What is Punycode?
Punycode is a way of representing Unicode characters in ASCII-only environments, such as domain names. It is used to support internationalized domain names (IDNs) that contain non-ASCII characters, such as those with accents, umlauts, or non-Latin scripts.
The need for Punycode arose because the original domain name system was designed to use only the 26 letters of the Latin alphabet, the digits 0–9, and the hyphen (-). This limited the ability to use domain names in other languages and scripts.
Punycode works by converting the non-ASCII characters in a domain name into a special ASCII-compatible encoding. For example, the domain name “apple.com” would be represented in Punycode as “xn — pple-43d.com”.
Malicious actors can exploit the Punycode system to create fake domains that appear similar to legitimate ones, but actually lead to malicious websites.
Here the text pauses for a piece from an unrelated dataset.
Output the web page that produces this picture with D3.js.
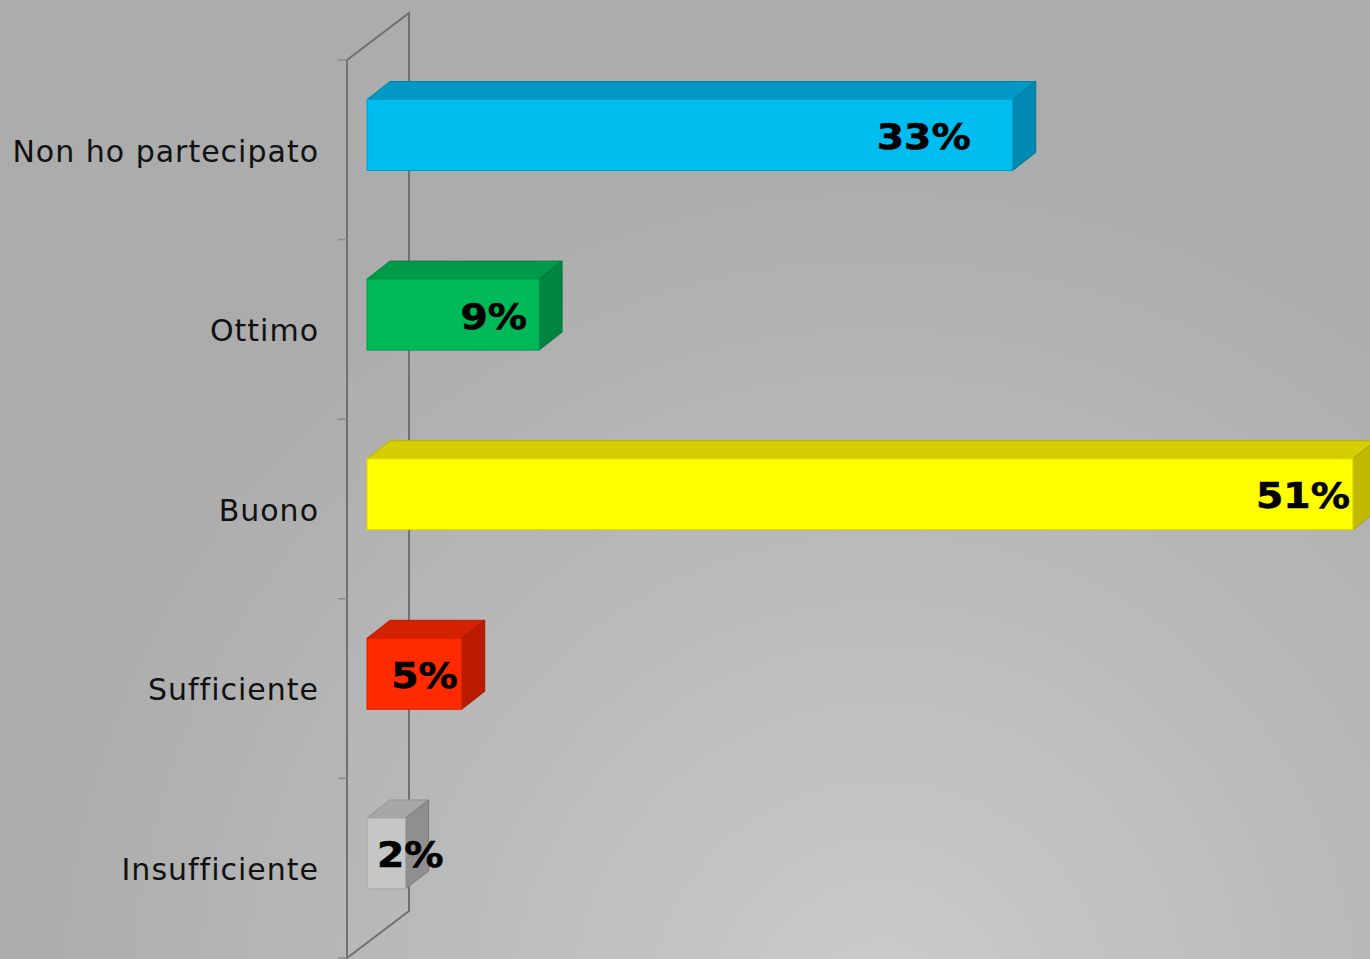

This is known as homograph attacks or IDN homograph attacks.
Here’s how it works:
1. Malicious actors register a domain name that looks similar to a legitimate domain, but uses different Unicode characters that are visually indistinguishable.
2. For example, they might register “xn — pple-43d.com” (which looks like “apple.com” to the human eye) and use it to host a phishing website.
3. When users visit the fake domain, they may not realize that it’s not the legitimate website they intended to visit, and may inadvertently provide sensitive information or download malware.
These fake domains can be difficult to detect, as the human eye may not be able to distinguish the subtle differences between the legitimate and fake domain names.
To mitigate the risks of Punycode-based fake domains, web browsers and other software often implement safeguards, such as:
- Displaying the Punycode version of the domain name instead of the Unicode version.
- Alerting users when a domain name contains mixed scripts or characters that are visually similar.
- Maintaining blacklists of known malicious Punycode domains.
However, the threat of Punycode-based fake domains remains, and users should be cautious when visiting unfamiliar websites, especially those that involve sensitive information or financial transactions.